**Material**
_ _ _ _ _

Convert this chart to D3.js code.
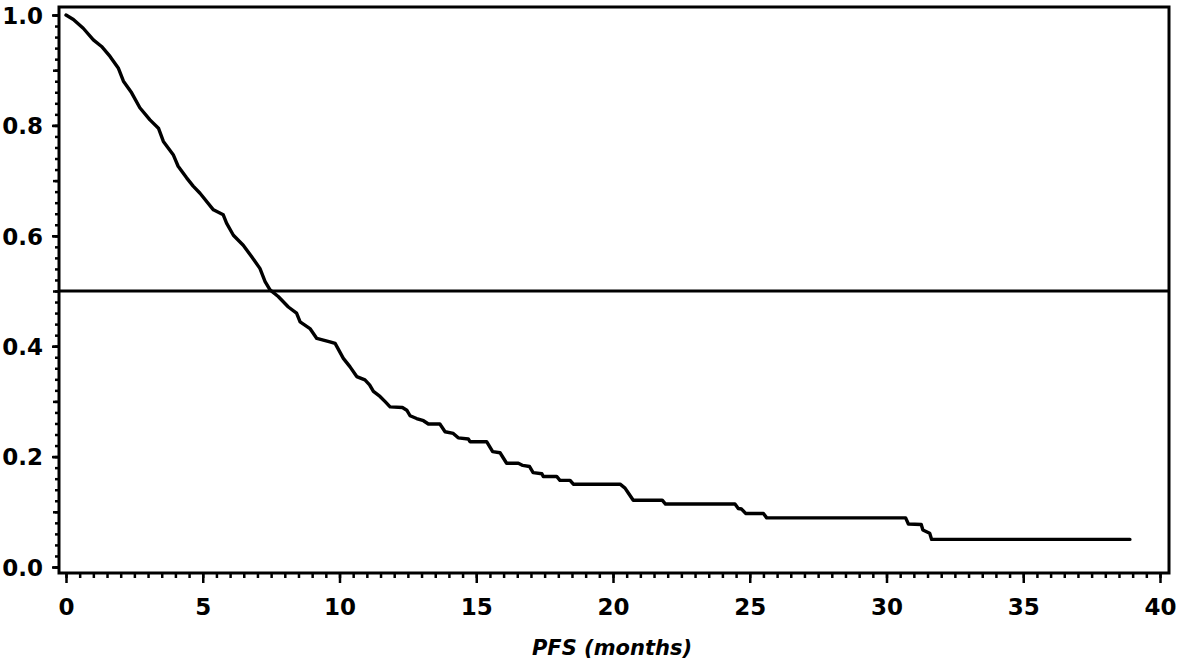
<!DOCTYPE html>
<html>
<head>
<meta charset="utf-8">
<script src="https://cdn.jsdelivr.net/npm/d3@7"></script>
<style>
  body { margin: 0; background: #fff; }
  svg { display: block; }
  svg text { font-family: "DejaVu Sans", sans-serif; }
</style>
</head>
<body>
<svg id="chart" width="1181" height="661"></svg>
<script>
// Kaplan-Meier PFS curve (months, survival)
var pfsMonths = [0, 0.27, 0.63, 1.0, 1.3, 1.61, 1.91, 2.1, 2.4, 2.7, 3.07, 3.38, 3.56, 3.92, 4.1, 4.41, 4.65,
  4.9, 5.39, 5.75, 5.87, 6.12, 6.48, 6.79, 7.09, 7.28, 7.46, 7.76, 8.13, 8.43, 8.56, 8.92, 9.17, 9.65, 9.84,
  10.14, 10.38, 10.63, 10.93, 11.1, 11.24, 11.48, 11.66, 11.85, 12.3, 12.46, 12.58, 12.82, 13.07, 13.25, 13.67,
  13.86, 14.16, 14.34, 14.71, 14.77, 15.38, 15.6, 15.87, 16.11, 16.54, 16.7, 16.95, 17.08, 17.4, 17.45, 17.94,
  18.06, 18.43, 18.55, 20.26, 20.44, 20.56, 20.74, 21.8, 21.92, 24.46, 24.58, 24.7, 24.85, 25.5, 25.62, 30.7,
  30.8, 31.27, 31.33, 31.58, 31.65, 38.9];
var pfsSurvival = [1.0, 0.992, 0.976, 0.955, 0.943, 0.925, 0.904, 0.880, 0.859, 0.832, 0.810, 0.795, 0.771, 0.747, 0.726, 0.705, 0.690,
  0.677, 0.647, 0.638, 0.623, 0.601, 0.583, 0.562, 0.541, 0.517, 0.502, 0.490, 0.471, 0.460, 0.444, 0.432, 0.414, 0.408, 0.405,
  0.378, 0.363, 0.345, 0.339, 0.330, 0.318, 0.309, 0.300, 0.290, 0.289, 0.284, 0.274, 0.269, 0.265, 0.259, 0.259,
  0.245, 0.242, 0.234, 0.232, 0.227, 0.227, 0.209, 0.207, 0.188, 0.188, 0.184, 0.182, 0.171, 0.169, 0.164, 0.164,
  0.157, 0.157, 0.150, 0.150, 0.143, 0.134, 0.121, 0.121, 0.114, 0.114, 0.106, 0.105, 0.097, 0.097, 0.089, 0.089,
  0.078, 0.077, 0.067, 0.061, 0.050, 0.050];

var xTicks = [0, 5, 10, 15, 20, 25, 30, 35, 40];
var yTicks = [0.0, 0.2, 0.4, 0.6, 0.8, 1.0];
var medianLevel = 0.5;
var xTitle = "PFS (months)";

(function() {
  var svg = d3.select("#chart");

  // frame edges, and where the data range sits inside them
  var frame = {left: 59, top: 7, right: 1169, bottom: 573};

  var x = d3.scaleLinear().domain([0, 40]).range([66, 1160]);
  var y = d3.scaleLinear().domain([0, 1]).range([567, 15]);

  // x axis: minor every half month, major every 5
  var xMinor = svg.append("g")
    .attr("transform", "translate(0," + frame.bottom + ")")
    .call(d3.axisBottom(x).tickValues(d3.range(0, 40.01, 0.5)).tickSize(5).tickFormat(""));

  var xMajor = svg.append("g")
    .attr("transform", "translate(0," + frame.bottom + ")")
    .call(d3.axisBottom(x).tickValues(xTicks).tickSize(10).tickFormat(d3.format("d")));

  xMajor.selectAll("text")
    .attr("y", 42)
    .attr("dy", null);

  // y axis: minor every 0.02, medium every 0.1, labelled every 0.2
  var yMinor = svg.append("g")
    .attr("transform", "translate(" + frame.left + ",0)")
    .call(d3.axisLeft(y).tickValues(d3.range(0, 1.001, 0.02)).tickSize(4).tickFormat(""));

  var yMid = svg.append("g")
    .attr("transform", "translate(" + frame.left + ",0)")
    .call(d3.axisLeft(y).tickValues(d3.range(0, 1.001, 0.1)).tickSize(6).tickFormat(""));

  var yMajor = svg.append("g")
    .attr("transform", "translate(" + frame.left + ",0)")
    .call(d3.axisLeft(y).tickValues(yTicks).tickSize(7).tickPadding(9).tickFormat(d3.format(".1f")));

  yMajor.selectAll("text")
    .attr("dy", "0.36em");

  [xMinor, xMajor, yMinor, yMid, yMajor].forEach(function(g) {
    g.attr("font-family", null).attr("font-size", null);
    g.select(".domain").remove();
    g.selectAll("line").attr("stroke", "#000").attr("stroke-width", 2.5);
  });

  svg.selectAll(".tick text")
    .attr("fill", "#000")
    .style("font-family", "'DejaVu Sans', sans-serif")
    .style("font-size", "23px")
    .style("font-weight", "bold");

  // frame
  svg.append("rect")
    .attr("x", frame.left)
    .attr("y", frame.top)
    .attr("width", frame.right - frame.left)
    .attr("height", frame.bottom - frame.top)
    .attr("fill", "none")
    .attr("stroke", "#000")
    .attr("stroke-width", 3);

  // median reference line
  svg.append("line")
    .attr("x1", frame.left)
    .attr("x2", frame.right)
    .attr("y1", y(medianLevel))
    .attr("y2", y(medianLevel))
    .attr("stroke", "#000")
    .attr("stroke-width", 3);

  var points = pfsMonths.map(function(t, i) { return [t, pfsSurvival[i]]; });

  var line = d3.line()
    .x(function(d) { return x(d[0]); })
    .y(function(d) { return y(d[1]); })
    .curve(d3.curveLinear);

  svg.append("path")
    .datum(points)
    .attr("d", line)
    .attr("fill", "none")
    .attr("stroke", "#000")
    .attr("stroke-width", 3.4)
    .attr("stroke-linejoin", "round")
    .attr("stroke-linecap", "round");

  svg.append("text")
    .attr("x", 612)
    .attr("y", 655)
    .attr("text-anchor", "middle")
    .style("font-size", "21px")
    .style("font-weight", "bold")
    .style("font-style", "italic")
    .text(xTitle);
})();
</script>
</body>
</html>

_ _ _ _ _

**Set problem**
Images should not appear in the copy; retype the listing above exactly.

**Correct response**
Convert this chart to D3.js code.
<!DOCTYPE html>
<html>
<head>
<meta charset="utf-8">
<script src="https://cdn.jsdelivr.net/npm/d3@7"></script>
<style>
  body { margin: 0; background: #fff; }
  svg { display: block; }
  svg text { font-family: "DejaVu Sans", sans-serif; }
</style>
</head>
<body>
<svg id="chart" width="1181" height="661"></svg>
<script>
// Kaplan-Meier PFS curve (months, survival)
var pfsMonths = [0, 0.27, 0.63, 1.0, 1.3, 1.61, 1.91, 2.1, 2.4, 2.7, 3.07, 3.38, 3.56, 3.92, 4.1, 4.41, 4.65,
  4.9, 5.39, 5.75, 5.87, 6.12, 6.48, 6.79, 7.09, 7.28, 7.46, 7.76, 8.13, 8.43, 8.56, 8.92, 9.17, 9.65, 9.84,
  10.14, 10.38, 10.63, 10.93, 11.1, 11.24, 11.48, 11.66, 11.85, 12.3, 12.46, 12.58, 12.82, 13.07, 13.25, 13.67,
  13.86, 14.16, 14.34, 14.71, 14.77, 15.38, 15.6, 15.87, 16.11, 16.54, 16.7, 16.95, 17.08, 17.4, 17.45, 17.94,
  18.06, 18.43, 18.55, 20.26, 20.44, 20.56, 20.74, 21.8, 21.92, 24.46, 24.58, 24.7, 24.85, 25.5, 25.62, 30.7,
  30.8, 31.27, 31.33, 31.58, 31.65, 38.9];
var pfsSurvival = [1.0, 0.992, 0.976, 0.955, 0.943, 0.925, 0.904, 0.880, 0.859, 0.832, 0.810, 0.795, 0.771, 0.747, 0.726, 0.705, 0.690,
  0.677, 0.647, 0.638, 0.623, 0.601, 0.583, 0.562, 0.541, 0.517, 0.502, 0.490, 0.471, 0.460, 0.444, 0.432, 0.414, 0.408, 0.405,
  0.378, 0.363, 0.345, 0.339, 0.330, 0.318, 0.309, 0.300, 0.290, 0.289, 0.284, 0.274, 0.269, 0.265, 0.259, 0.259,
  0.245, 0.242, 0.234, 0.232, 0.227, 0.227, 0.209, 0.207, 0.188, 0.188, 0.184, 0.182, 0.171, 0.169, 0.164, 0.164,
  0.157, 0.157, 0.150, 0.150, 0.143, 0.134, 0.121, 0.121, 0.114, 0.114, 0.106, 0.105, 0.097, 0.097, 0.089, 0.089,
  0.078, 0.077, 0.067, 0.061, 0.050, 0.050];

var xTicks = [0, 5, 10, 15, 20, 25, 30, 35, 40];
var yTicks = [0.0, 0.2, 0.4, 0.6, 0.8, 1.0];
var medianLevel = 0.5;
var xTitle = "PFS (months)";

(function() {
  var svg = d3.select("#chart");

  // frame edges, and where the data range sits inside them
  var frame = {left: 59, top: 7, right: 1169, bottom: 573};

  var x = d3.scaleLinear().domain([0, 40]).range([66, 1160]);
  var y = d3.scaleLinear().domain([0, 1]).range([567, 15]);

  // x axis: minor every half month, major every 5
  var xMinor = svg.append("g")
    .attr("transform", "translate(0," + frame.bottom + ")")
    .call(d3.axisBottom(x).tickValues(d3.range(0, 40.01, 0.5)).tickSize(5).tickFormat(""));

  var xMajor = svg.append("g")
    .attr("transform", "translate(0," + frame.bottom + ")")
    .call(d3.axisBottom(x).tickValues(xTicks).tickSize(10).tickFormat(d3.format("d")));

  xMajor.selectAll("text")
    .attr("y", 42)
    .attr("dy", null);

  // y axis: minor every 0.02, medium every 0.1, labelled every 0.2
  var yMinor = svg.append("g")
    .attr("transform", "translate(" + frame.left + ",0)")
    .call(d3.axisLeft(y).tickValues(d3.range(0, 1.001, 0.02)).tickSize(4).tickFormat(""));

  var yMid = svg.append("g")
    .attr("transform", "translate(" + frame.left + ",0)")
    .call(d3.axisLeft(y).tickValues(d3.range(0, 1.001, 0.1)).tickSize(6).tickFormat(""));

  var yMajor = svg.append("g")
    .attr("transform", "translate(" + frame.left + ",0)")
    .call(d3.axisLeft(y).tickValues(yTicks).tickSize(7).tickPadding(9).tickFormat(d3.format(".1f")));

  yMajor.selectAll("text")
    .attr("dy", "0.36em");

  [xMinor, xMajor, yMinor, yMid, yMajor].forEach(function(g) {
    g.attr("font-family", null).attr("font-size", null);
    g.select(".domain").remove();
    g.selectAll("line").attr("stroke", "#000").attr("stroke-width", 2.5);
  });

  svg.selectAll(".tick text")
    .attr("fill", "#000")
    .style("font-family", "'DejaVu Sans', sans-serif")
    .style("font-size", "23px")
    .style("font-weight", "bold");

  // frame
  svg.append("rect")
    .attr("x", frame.left)
    .attr("y", frame.top)
    .attr("width", frame.right - frame.left)
    .attr("height", frame.bottom - frame.top)
    .attr("fill", "none")
    .attr("stroke", "#000")
    .attr("stroke-width", 3);

  // median reference line
  svg.append("line")
    .attr("x1", frame.left)
    .attr("x2", frame.right)
    .attr("y1", y(medianLevel))
    .attr("y2", y(medianLevel))
    .attr("stroke", "#000")
    .attr("stroke-width", 3);

  var points = pfsMonths.map(function(t, i) { return [t, pfsSurvival[i]]; });

  var line = d3.line()
    .x(function(d) { return x(d[0]); })
    .y(function(d) { return y(d[1]); })
    .curve(d3.curveLinear);

  svg.append("path")
    .datum(points)
    .attr("d", line)
    .attr("fill", "none")
    .attr("stroke", "#000")
    .attr("stroke-width", 3.4)
    .attr("stroke-linejoin", "round")
    .attr("stroke-linecap", "round");

  svg.append("text")
    .attr("x", 612)
    .attr("y", 655)
    .attr("text-anchor", "middle")
    .style("font-size", "21px")
    .style("font-weight", "bold")
    .style("font-style", "italic")
    .text(xTitle);
})();
</script>
</body>
</html>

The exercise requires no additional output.